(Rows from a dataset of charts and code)
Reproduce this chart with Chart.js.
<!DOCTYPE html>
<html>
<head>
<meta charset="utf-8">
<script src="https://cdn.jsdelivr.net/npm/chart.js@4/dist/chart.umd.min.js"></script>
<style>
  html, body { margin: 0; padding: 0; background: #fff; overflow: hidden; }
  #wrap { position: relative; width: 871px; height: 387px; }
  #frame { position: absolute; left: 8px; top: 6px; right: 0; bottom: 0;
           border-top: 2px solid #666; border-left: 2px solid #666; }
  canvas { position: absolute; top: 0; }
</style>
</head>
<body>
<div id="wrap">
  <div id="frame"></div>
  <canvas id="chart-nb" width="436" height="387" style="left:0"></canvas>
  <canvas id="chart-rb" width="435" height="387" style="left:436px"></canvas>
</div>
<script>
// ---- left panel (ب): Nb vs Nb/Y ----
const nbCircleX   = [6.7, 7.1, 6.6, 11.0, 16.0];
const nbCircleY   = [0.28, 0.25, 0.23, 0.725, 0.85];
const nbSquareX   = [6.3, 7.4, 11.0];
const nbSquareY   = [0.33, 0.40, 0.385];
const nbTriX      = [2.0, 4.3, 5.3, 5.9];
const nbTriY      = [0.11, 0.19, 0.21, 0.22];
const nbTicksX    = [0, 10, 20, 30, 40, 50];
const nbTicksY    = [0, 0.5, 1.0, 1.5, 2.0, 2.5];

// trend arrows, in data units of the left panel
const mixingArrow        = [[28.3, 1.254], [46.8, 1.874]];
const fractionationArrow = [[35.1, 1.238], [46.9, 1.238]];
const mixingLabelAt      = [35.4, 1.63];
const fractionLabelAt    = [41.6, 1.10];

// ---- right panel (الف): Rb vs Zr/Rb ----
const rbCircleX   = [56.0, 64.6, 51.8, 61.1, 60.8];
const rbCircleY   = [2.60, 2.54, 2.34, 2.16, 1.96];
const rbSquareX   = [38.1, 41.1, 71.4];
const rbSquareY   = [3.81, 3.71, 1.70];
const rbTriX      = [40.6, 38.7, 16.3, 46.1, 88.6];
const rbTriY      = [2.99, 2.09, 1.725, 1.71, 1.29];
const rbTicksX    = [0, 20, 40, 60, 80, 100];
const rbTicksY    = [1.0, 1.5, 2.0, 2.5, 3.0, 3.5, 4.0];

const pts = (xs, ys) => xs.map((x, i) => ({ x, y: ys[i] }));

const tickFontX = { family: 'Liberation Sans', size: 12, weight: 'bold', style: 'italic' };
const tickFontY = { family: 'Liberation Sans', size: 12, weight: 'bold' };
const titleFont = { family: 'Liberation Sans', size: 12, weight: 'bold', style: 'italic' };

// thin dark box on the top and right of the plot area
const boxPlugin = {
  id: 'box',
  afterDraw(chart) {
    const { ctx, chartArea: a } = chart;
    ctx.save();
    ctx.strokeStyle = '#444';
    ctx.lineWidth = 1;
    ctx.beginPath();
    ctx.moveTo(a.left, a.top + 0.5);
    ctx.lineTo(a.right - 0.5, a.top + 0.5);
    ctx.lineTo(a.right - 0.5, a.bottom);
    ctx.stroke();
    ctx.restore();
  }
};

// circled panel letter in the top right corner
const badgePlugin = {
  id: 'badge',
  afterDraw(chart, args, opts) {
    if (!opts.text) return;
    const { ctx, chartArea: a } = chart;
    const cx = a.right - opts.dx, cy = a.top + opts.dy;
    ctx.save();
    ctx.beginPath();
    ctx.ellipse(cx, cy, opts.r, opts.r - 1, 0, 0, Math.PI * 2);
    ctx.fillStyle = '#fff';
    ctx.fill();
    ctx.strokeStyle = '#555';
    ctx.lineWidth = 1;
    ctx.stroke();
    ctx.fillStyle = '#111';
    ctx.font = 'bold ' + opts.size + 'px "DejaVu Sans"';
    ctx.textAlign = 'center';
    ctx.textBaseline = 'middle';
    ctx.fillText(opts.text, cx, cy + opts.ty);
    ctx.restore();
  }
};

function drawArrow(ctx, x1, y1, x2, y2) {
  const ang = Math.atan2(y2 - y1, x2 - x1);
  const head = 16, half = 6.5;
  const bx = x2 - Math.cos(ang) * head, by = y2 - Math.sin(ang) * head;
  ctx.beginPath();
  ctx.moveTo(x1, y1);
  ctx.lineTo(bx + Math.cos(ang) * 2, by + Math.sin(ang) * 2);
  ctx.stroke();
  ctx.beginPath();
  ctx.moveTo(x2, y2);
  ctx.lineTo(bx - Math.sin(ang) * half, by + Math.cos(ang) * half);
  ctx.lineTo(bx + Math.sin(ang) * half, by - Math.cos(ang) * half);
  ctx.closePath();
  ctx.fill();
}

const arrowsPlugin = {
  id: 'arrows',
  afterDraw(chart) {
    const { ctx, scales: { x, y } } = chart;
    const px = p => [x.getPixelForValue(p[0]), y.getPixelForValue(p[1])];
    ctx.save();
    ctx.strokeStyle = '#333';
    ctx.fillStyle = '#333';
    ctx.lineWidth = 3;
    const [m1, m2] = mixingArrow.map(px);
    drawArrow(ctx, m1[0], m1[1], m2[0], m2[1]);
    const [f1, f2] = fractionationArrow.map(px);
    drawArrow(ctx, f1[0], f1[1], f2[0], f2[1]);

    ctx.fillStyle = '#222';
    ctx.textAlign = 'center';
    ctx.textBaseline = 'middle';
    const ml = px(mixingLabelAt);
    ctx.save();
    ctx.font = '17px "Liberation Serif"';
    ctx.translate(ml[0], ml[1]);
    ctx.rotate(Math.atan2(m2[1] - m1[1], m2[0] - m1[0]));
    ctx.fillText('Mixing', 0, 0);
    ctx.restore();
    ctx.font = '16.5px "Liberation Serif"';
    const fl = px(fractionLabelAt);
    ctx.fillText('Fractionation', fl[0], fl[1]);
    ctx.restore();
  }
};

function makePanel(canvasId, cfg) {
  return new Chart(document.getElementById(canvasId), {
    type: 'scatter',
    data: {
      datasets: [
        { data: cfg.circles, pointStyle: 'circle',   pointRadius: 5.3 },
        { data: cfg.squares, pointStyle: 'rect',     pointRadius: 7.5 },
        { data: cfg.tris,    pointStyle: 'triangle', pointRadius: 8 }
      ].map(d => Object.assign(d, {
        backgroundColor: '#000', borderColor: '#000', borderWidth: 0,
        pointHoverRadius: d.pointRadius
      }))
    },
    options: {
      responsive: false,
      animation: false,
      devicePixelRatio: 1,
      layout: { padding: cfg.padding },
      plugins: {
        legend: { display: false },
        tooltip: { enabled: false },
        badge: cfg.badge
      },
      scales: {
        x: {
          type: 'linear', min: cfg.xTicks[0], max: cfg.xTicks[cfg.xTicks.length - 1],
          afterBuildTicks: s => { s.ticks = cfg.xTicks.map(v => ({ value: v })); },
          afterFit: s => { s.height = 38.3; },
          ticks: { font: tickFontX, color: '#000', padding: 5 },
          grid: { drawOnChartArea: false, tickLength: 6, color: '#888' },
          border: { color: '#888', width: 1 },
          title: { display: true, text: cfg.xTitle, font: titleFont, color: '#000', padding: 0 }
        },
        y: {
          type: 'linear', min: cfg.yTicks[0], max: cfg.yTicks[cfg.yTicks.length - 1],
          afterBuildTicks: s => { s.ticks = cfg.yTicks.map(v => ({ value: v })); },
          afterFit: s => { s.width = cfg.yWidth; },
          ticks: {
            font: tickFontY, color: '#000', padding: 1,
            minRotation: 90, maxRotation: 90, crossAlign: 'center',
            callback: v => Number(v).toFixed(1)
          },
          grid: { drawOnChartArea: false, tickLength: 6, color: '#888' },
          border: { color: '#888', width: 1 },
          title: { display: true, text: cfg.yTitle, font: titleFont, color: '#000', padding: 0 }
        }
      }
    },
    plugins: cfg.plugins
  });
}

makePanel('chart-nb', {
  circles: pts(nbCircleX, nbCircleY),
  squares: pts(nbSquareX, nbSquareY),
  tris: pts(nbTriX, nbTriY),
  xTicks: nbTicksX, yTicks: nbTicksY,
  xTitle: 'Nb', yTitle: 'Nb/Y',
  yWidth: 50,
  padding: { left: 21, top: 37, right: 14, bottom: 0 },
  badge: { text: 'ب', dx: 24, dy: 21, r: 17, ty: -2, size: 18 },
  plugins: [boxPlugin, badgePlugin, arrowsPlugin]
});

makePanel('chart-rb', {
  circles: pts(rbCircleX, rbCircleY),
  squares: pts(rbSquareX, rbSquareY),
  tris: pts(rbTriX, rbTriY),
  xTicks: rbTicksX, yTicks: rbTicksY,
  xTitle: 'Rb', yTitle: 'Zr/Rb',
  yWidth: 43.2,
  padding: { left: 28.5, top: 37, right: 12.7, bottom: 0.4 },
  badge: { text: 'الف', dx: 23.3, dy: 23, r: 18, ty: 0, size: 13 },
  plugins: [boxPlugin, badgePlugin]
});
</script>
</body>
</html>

--

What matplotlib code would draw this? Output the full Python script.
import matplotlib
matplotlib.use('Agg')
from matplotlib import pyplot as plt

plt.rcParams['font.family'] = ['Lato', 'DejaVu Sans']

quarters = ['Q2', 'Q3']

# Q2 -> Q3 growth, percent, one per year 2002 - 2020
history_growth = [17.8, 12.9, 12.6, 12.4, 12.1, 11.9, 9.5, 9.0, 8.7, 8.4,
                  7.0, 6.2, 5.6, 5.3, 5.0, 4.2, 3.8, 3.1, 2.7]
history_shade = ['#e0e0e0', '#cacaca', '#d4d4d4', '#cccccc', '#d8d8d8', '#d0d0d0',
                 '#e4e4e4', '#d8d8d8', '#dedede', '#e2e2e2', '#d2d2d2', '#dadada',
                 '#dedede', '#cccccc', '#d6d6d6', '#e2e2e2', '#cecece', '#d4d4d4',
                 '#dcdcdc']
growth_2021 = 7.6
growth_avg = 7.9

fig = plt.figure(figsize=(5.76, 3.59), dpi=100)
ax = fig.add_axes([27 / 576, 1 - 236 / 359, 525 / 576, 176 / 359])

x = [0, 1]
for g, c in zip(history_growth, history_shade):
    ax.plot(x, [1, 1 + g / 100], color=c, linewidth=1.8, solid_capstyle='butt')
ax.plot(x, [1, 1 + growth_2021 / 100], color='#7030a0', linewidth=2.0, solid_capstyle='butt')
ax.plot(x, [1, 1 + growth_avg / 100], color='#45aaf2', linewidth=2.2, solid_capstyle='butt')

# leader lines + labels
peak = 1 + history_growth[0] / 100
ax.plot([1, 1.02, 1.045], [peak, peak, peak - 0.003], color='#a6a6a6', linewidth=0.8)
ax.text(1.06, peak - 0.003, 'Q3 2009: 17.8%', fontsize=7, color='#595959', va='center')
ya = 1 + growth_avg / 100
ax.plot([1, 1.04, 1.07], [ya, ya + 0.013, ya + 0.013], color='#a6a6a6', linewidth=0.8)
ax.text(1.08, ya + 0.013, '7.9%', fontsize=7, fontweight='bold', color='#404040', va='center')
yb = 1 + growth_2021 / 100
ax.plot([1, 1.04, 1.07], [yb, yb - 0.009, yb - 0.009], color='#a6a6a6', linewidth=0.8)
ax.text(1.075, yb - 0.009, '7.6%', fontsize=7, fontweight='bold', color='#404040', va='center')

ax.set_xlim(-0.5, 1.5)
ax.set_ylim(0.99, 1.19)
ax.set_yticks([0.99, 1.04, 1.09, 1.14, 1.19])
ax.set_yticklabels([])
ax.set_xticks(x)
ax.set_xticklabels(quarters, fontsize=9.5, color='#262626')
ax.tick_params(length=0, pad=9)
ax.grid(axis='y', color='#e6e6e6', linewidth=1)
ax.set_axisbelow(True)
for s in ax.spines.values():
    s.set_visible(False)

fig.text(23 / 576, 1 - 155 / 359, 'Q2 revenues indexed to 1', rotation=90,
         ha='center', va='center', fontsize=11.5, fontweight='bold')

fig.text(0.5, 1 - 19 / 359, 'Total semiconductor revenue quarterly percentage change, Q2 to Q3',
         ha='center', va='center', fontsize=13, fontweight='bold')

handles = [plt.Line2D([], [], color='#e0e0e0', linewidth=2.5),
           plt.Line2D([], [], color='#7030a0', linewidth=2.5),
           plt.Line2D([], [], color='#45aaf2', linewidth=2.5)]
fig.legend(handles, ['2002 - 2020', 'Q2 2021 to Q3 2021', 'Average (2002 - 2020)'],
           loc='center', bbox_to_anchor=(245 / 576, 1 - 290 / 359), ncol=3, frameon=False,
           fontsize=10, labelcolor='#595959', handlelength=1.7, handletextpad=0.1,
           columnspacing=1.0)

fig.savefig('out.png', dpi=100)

Short task
Start with the line that contains "What matplotlib code" and end with the line that contains "quarters = ['Q2', 'Q3']"; give those lines again exactly, and no others.

Solution below
What matplotlib code would draw this? Output the full Python script.
import matplotlib
matplotlib.use('Agg')
from matplotlib import pyplot as plt

plt.rcParams['font.family'] = ['Lato', 'DejaVu Sans']

quarters = ['Q2', 'Q3']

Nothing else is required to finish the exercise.